++++ MATERIAL PROVIDED

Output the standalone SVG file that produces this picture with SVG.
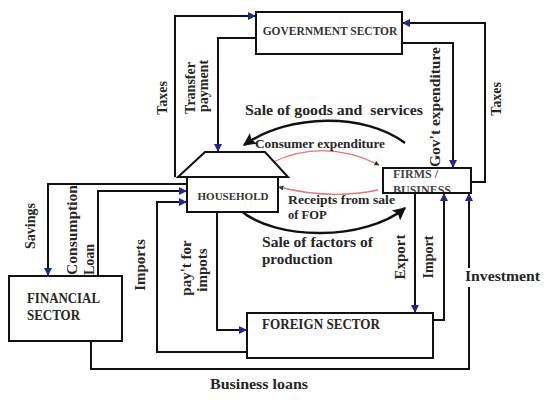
<svg xmlns="http://www.w3.org/2000/svg" width="557" height="408" viewBox="0 0 557 408">
<style>
.box{fill:#fff;stroke:#111;stroke-width:2}
.ln{fill:none;stroke:#111;stroke-width:2}
.big{fill:none;stroke:#111;stroke-width:2.4}
.red{fill:none;stroke:#e57373;stroke-width:1.3}
text{font-family:"Liberation Serif","Times New Roman",serif;font-weight:bold;fill:#262626}
.lg{font-size:15px}
.md{font-size:14px}
.sm{font-size:12.5px}
.cap{font-size:11.5px;fill:#333}
</style>
<defs>
<marker id="blue" viewBox="0 0 10 10" refX="10" refY="5" markerWidth="8" markerHeight="8" orient="auto" markerUnits="userSpaceOnUse"><path d="M0,0 L10,5 L0,10 z" fill="#1c2a8c"/></marker>
<marker id="bigh" viewBox="0 0 10 10" refX="9" refY="5" markerWidth="18" markerHeight="13" orient="auto" markerUnits="userSpaceOnUse"><path d="M0,0 L10,5 L0,10 L2,5 z" fill="#111"/></marker>
<marker id="tiny" viewBox="0 0 10 10" refX="9" refY="5" markerWidth="5" markerHeight="5" orient="auto" markerUnits="userSpaceOnUse"><path d="M0,0 L10,5 L0,10 z" fill="#333"/></marker>
</defs>

<g id="connectors">
<path class="ln" d="M175,177 V16 H256" marker-end="url(#blue)"/>
<path class="ln" d="M256,38 H218 V152" marker-end="url(#blue)"/>
<path class="ln" d="M471,182 H485 V23 H402" marker-end="url(#blue)"/>
<path class="ln" d="M402,43 H453 V168" marker-end="url(#blue)"/>
<path class="ln" d="M187,184 H48 V276" marker-end="url(#blue)"/>
<path class="ln" d="M98,276 V191 H187" marker-end="url(#blue)"/>
<path class="ln" d="M247,352 H157 V202 H187" marker-end="url(#blue)"/>
<path class="ln" d="M217,212 V330 H247" marker-end="url(#blue)"/>
<path class="ln" d="M415,193 V313" marker-end="url(#blue)"/>
<path class="ln" d="M433,320 H444 V193" marker-end="url(#blue)"/>
<path class="ln" d="M91,341 V369 H469 V287"/>
<path class="ln" d="M469,268 V193" marker-end="url(#blue)"/>
<path class="big" d="M405,143 C365,113 290,113 244,145" marker-end="url(#bigh)"/>
<path class="big" d="M240,210 C275,241 365,241 405,208" marker-end="url(#bigh)"/>
<path class="red" d="M273,162 Q325,138 379,165" marker-end="url(#tiny)"/>
<path class="red" d="M378,190 Q330,200 279,187" marker-end="url(#tiny)"/>
</g>

<g id="government">
<rect class="box" x="256" y="12" width="146" height="42"/>
<text class="cap" x="330" y="35" text-anchor="middle">GOVERNMENT SECTOR</text>
</g>

<g id="household">
<polygon class="box" points="178,177 205,152 265,152 288,177"/>
<rect class="box" x="187" y="177" width="91" height="35"/>
<text class="cap" x="233" y="200" text-anchor="middle" style="font-size:11px">HOUSEHOLD</text>
</g>

<g id="firms">
<text class="cap" x="393" y="178" style="font-size:12px;fill:#444">FIRMS /</text>
<text class="cap" x="393" y="194" style="font-size:12px;fill:#444">BUSINESS</text>
<rect x="383" y="168" width="88" height="25" fill="none" stroke="#111" stroke-width="2"/>
</g>

<g id="foreign">
<rect class="box" x="247" y="313" width="186" height="45"/>
<text class="md" x="262" y="329" textLength="118" lengthAdjust="spacingAndGlyphs">FOREIGN SECTOR</text>
</g>

<g id="financial">
<rect class="box" x="9" y="276" width="113" height="65"/>
<text class="md" x="27" y="303" textLength="73" lengthAdjust="spacingAndGlyphs">FINANCIAL</text>
<text class="md" x="27" y="320" textLength="53" lengthAdjust="spacingAndGlyphs">SECTOR</text>
</g>

<g id="labels">
<text class="lg" x="245" y="115" textLength="178" lengthAdjust="spacingAndGlyphs" style="white-space:pre">Sale of goods and  services</text>
<text class="sm" x="255" y="148" textLength="130" lengthAdjust="spacingAndGlyphs">Consumer expenditure</text>
<text class="sm" x="288" y="204" textLength="107" lengthAdjust="spacingAndGlyphs">Receipts from sale</text>
<text class="sm" x="288" y="219">of FOP</text>
<text class="lg" x="262" y="247" textLength="111" lengthAdjust="spacingAndGlyphs">Sale of factors of</text>
<text class="lg" x="262" y="264">production</text>
<text class="md" x="465" y="281" textLength="75" lengthAdjust="spacingAndGlyphs">Investment</text>
<text class="md" x="210" y="389" textLength="98" lengthAdjust="spacingAndGlyphs">Business loans</text>
<text class="md" transform="translate(167,98) rotate(-90)" text-anchor="middle">Taxes</text>
<text class="md" transform="translate(195,88) rotate(-90)" text-anchor="middle">Transfer</text>
<text class="md" transform="translate(208,86) rotate(-90)" text-anchor="middle">payment</text>
<text class="md" transform="translate(440,167) rotate(-90)" textLength="120" lengthAdjust="spacingAndGlyphs">Gov't expenditure</text>
<text class="md" transform="translate(501,99) rotate(-90)" text-anchor="middle">Taxes</text>
<text class="md" transform="translate(35,226) rotate(-90)" text-anchor="middle">Savings</text>
<text class="md" transform="translate(77,275) rotate(-90)" textLength="90" lengthAdjust="spacingAndGlyphs">Consumption</text>
<text class="md" transform="translate(94,275) rotate(-90)">Loan</text>
<text class="md" transform="translate(145,265) rotate(-90)" text-anchor="middle" style="font-size:15px">Imports</text>
<text class="md" transform="translate(191,268) rotate(-90)" text-anchor="middle" style="font-size:15px">pay't for</text>
<text class="md" transform="translate(207,270) rotate(-90)" text-anchor="middle" style="font-size:15px">impots</text>
<text class="md" transform="translate(405,257) rotate(-90)" text-anchor="middle" style="font-size:15px">Export</text>
<text class="md" transform="translate(433,257) rotate(-90)" text-anchor="middle">Import</text>
</g>
</svg>
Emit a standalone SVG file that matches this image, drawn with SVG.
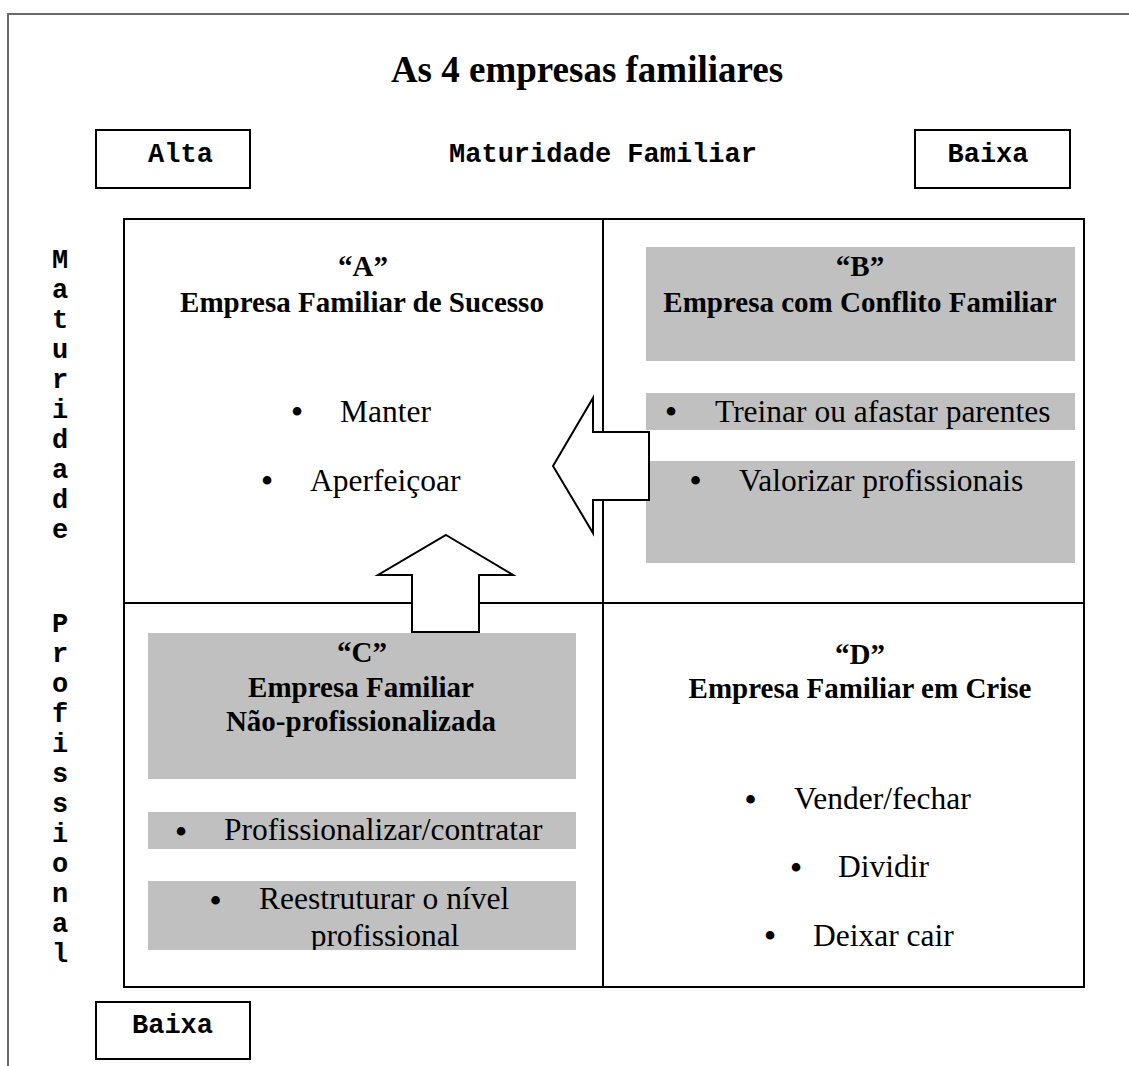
<svg xmlns="http://www.w3.org/2000/svg" width="1129" height="1066" viewBox="0 0 1129 1066">
  <defs>
    <style>
      .frame { fill: none; stroke: #6a6a6a; stroke-width: 2; }
      .box { fill: #ffffff; stroke: #000000; stroke-width: 2; }
      .grid { fill: none; stroke: #000000; stroke-width: 2; }
      .shade { fill: #c0c0c0; }
      .mono { font-family: "Liberation Mono", "Courier New", monospace; font-weight: bold; font-size: 27px; fill: #000; }
      .title { font-family: "Liberation Serif", "Times New Roman", serif; font-weight: bold; font-size: 37px; fill: #000; text-anchor: middle; }
      .head { font-family: "Liberation Serif", "Times New Roman", serif; font-weight: bold; font-size: 29px; fill: #000; text-anchor: middle; }
      .item { font-family: "Liberation Serif", "Times New Roman", serif; font-size: 31.5px; fill: #000; }
      .dot { font-family: "Liberation Serif", "Times New Roman", serif; font-size: 36px; fill: #000; text-anchor: middle; }
      .arrow { fill: #ffffff; stroke: #000000; stroke-width: 2; stroke-linejoin: miter; }
      .vert { text-anchor: middle; }
    </style>
    <clipPath id="clip-c2">
      <rect x="148" y="881" width="428" height="69"/>
    </clipPath>
  </defs>

  <rect width="1129" height="1066" fill="#ffffff"/>

  <!-- page frame: top and left edges only -->
  <g id="frame">
    <polyline class="frame" points="8,1066 8,14 1129,14"/>
  </g>

  <g id="title">
    <text class="title" x="587" y="82">As 4 empresas familiares</text>
  </g>

  <!-- horizontal axis -->
  <g id="axis-top">
    <g id="alta-top">
      <rect class="box" x="96" y="130" width="154" height="58"/>
      <text class="mono" x="180.5" y="162" text-anchor="middle">Alta</text>
    </g>
    <text id="maturidade-familiar" class="mono" x="603" y="162" text-anchor="middle">Maturidade Familiar</text>
    <g id="baixa-top">
      <rect class="box" x="915" y="130" width="155" height="58"/>
      <text class="mono" x="988" y="162" text-anchor="middle">Baixa</text>
    </g>
  </g>

  <!-- vertical axis, one letter per line -->
  <g id="axis-left" class="mono vert">
    <text x="60" y="268">M</text>
    <text x="60" y="298">a</text>
    <text x="60" y="328">t</text>
    <text x="60" y="358">u</text>
    <text x="60" y="388">r</text>
    <text x="60" y="418">i</text>
    <text x="60" y="448">d</text>
    <text x="60" y="478">a</text>
    <text x="60" y="508">d</text>
    <text x="60" y="538">e</text>
    <text x="60" y="632">P</text>
    <text x="60" y="662">r</text>
    <text x="60" y="692">o</text>
    <text x="60" y="722">f</text>
    <text x="60" y="752">i</text>
    <text x="60" y="782">s</text>
    <text x="60" y="812">s</text>
    <text x="60" y="842">i</text>
    <text x="60" y="872">o</text>
    <text x="60" y="902">n</text>
    <text x="60" y="932">a</text>
    <text x="60" y="962">l</text>
  </g>

  <g id="baixa-bottom">
    <rect class="box" x="96" y="1002" width="154" height="57"/>
    <text class="mono" x="172.5" y="1033" text-anchor="middle">Baixa</text>
  </g>

  <!-- 2x2 matrix -->
  <g id="matrix">
    <rect class="grid" x="124" y="219" width="960" height="768"/>
    <line class="grid" x1="603" y1="219" x2="603" y2="987"/>
    <line class="grid" x1="124" y1="603" x2="1084" y2="603"/>
  </g>

  <g id="quadrant-a">
    <text class="head" x="363" y="276">“A”</text>
    <text class="head" x="362" y="312">Empresa Familiar de Sucesso</text>
    <text class="dot" x="297" y="424">•</text>
    <text class="item" x="340" y="422">Manter</text>
    <text class="dot" x="267" y="493">•</text>
    <text class="item" x="310" y="491">Aperfeiçoar</text>
  </g>

  <g id="quadrant-b">
    <rect class="shade" x="646" y="247" width="429" height="114"/>
    <rect class="shade" x="646" y="393" width="429" height="37"/>
    <rect class="shade" x="646" y="461" width="429" height="102"/>
    <text class="head" x="860" y="276">“B”</text>
    <text class="head" x="860" y="312">Empresa com Conflito Familiar</text>
    <text class="dot" x="671" y="424">•</text>
    <text class="item" x="715" y="422">Treinar ou afastar parentes</text>
    <text class="dot" x="695.5" y="493">•</text>
    <text class="item" x="739" y="491">Valorizar profissionais</text>
  </g>

  <g id="quadrant-c">
    <rect class="shade" x="148" y="633" width="428" height="146"/>
    <rect class="shade" x="148" y="812" width="428" height="37"/>
    <rect class="shade" x="148" y="881" width="428" height="69"/>
    <text class="head" x="362" y="662">“C”</text>
    <text class="head" x="361" y="697">Empresa Familiar</text>
    <text class="head" x="361" y="731">Não-profissionalizada</text>
    <text class="dot" x="181" y="844">•</text>
    <text class="item" x="224" y="840">Profissionalizar/contratar</text>
    <text class="dot" x="215.5" y="913">•</text>
    <text class="item" x="259" y="909">Reestruturar o nível</text>
    <text class="item" x="385" y="946" text-anchor="middle" clip-path="url(#clip-c2)">profissional</text>
  </g>

  <g id="quadrant-d">
    <text class="head" x="860" y="664">“D”</text>
    <text class="head" x="860" y="698">Empresa Familiar em Crise</text>
    <text class="dot" x="750.5" y="812">•</text>
    <text class="item" x="794" y="809">Vender/fechar</text>
    <text class="dot" x="796" y="880">•</text>
    <text class="item" x="838" y="877">Dividir</text>
    <text class="dot" x="770" y="948">•</text>
    <text class="item" x="813" y="946">Deixar cair</text>
  </g>

  <!-- block arrows: B towards A, C towards A -->
  <g id="connectors">
    <polygon id="arrow-b-a" class="arrow" points="553,466 593,398 593,432 649,432 649,500 593,500 593,533"/>
    <polygon id="arrow-c-a" class="arrow" points="446,535 513,575 479,575 479,632 412,632 412,575 378,575"/>
  </g>
</svg>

++++++++

**TASK DIRECTIONS:** Where a line above contains the word "standalone", copy that line.

**TASK RESPONSE:**
Output the standalone SVG file that produces this picture with SVG.
Emit a standalone SVG file that matches this image, drawn with SVG.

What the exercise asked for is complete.